### Work instructions
Count how many lines of the material below have the word "this" and give only the number.

### Records for the exercise

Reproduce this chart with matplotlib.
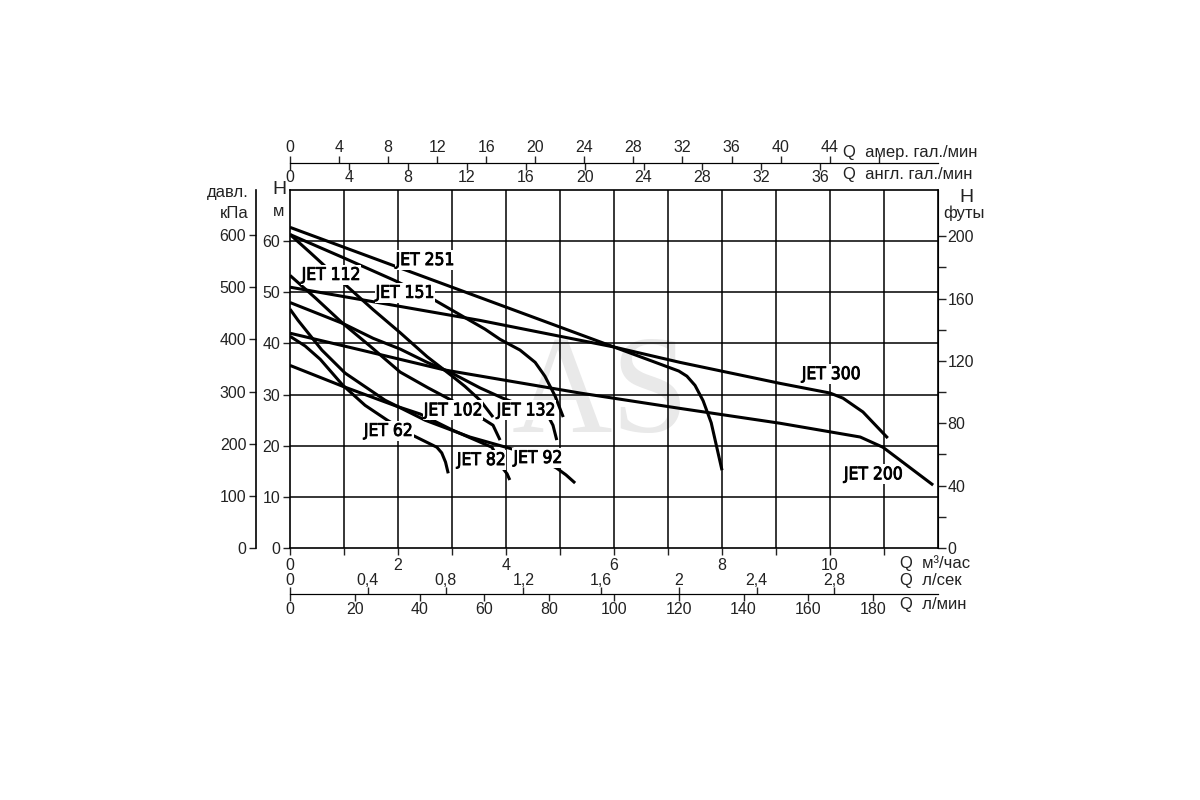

---

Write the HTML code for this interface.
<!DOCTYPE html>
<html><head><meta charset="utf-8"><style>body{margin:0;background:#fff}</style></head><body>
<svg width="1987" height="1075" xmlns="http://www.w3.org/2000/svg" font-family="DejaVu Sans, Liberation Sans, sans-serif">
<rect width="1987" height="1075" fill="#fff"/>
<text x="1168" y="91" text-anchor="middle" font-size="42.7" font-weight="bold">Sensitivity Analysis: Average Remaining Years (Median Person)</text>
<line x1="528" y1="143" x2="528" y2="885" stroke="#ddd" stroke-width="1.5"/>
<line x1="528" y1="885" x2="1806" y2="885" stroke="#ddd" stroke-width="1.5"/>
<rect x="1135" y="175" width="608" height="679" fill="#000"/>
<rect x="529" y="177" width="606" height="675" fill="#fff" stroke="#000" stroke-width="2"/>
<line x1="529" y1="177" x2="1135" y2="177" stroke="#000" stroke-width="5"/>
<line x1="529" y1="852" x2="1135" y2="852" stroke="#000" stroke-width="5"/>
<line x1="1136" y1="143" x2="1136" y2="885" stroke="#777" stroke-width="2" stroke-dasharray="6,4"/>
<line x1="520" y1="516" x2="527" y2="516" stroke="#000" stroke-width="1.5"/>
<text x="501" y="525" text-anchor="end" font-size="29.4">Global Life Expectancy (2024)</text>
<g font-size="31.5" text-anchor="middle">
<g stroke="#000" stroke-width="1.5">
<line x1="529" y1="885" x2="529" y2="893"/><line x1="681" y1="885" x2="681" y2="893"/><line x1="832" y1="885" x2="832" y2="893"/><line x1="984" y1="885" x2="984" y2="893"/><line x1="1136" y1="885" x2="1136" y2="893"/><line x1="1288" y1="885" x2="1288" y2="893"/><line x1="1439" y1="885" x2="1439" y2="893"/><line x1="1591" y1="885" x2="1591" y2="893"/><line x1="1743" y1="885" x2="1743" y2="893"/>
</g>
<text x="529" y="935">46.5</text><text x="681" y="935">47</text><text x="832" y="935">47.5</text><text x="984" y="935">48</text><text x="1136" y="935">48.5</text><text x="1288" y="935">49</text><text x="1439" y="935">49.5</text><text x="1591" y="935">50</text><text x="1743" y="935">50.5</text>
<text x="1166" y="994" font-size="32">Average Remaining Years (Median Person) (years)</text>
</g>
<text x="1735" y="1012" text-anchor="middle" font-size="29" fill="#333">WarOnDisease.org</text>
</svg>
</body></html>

### Full answer
2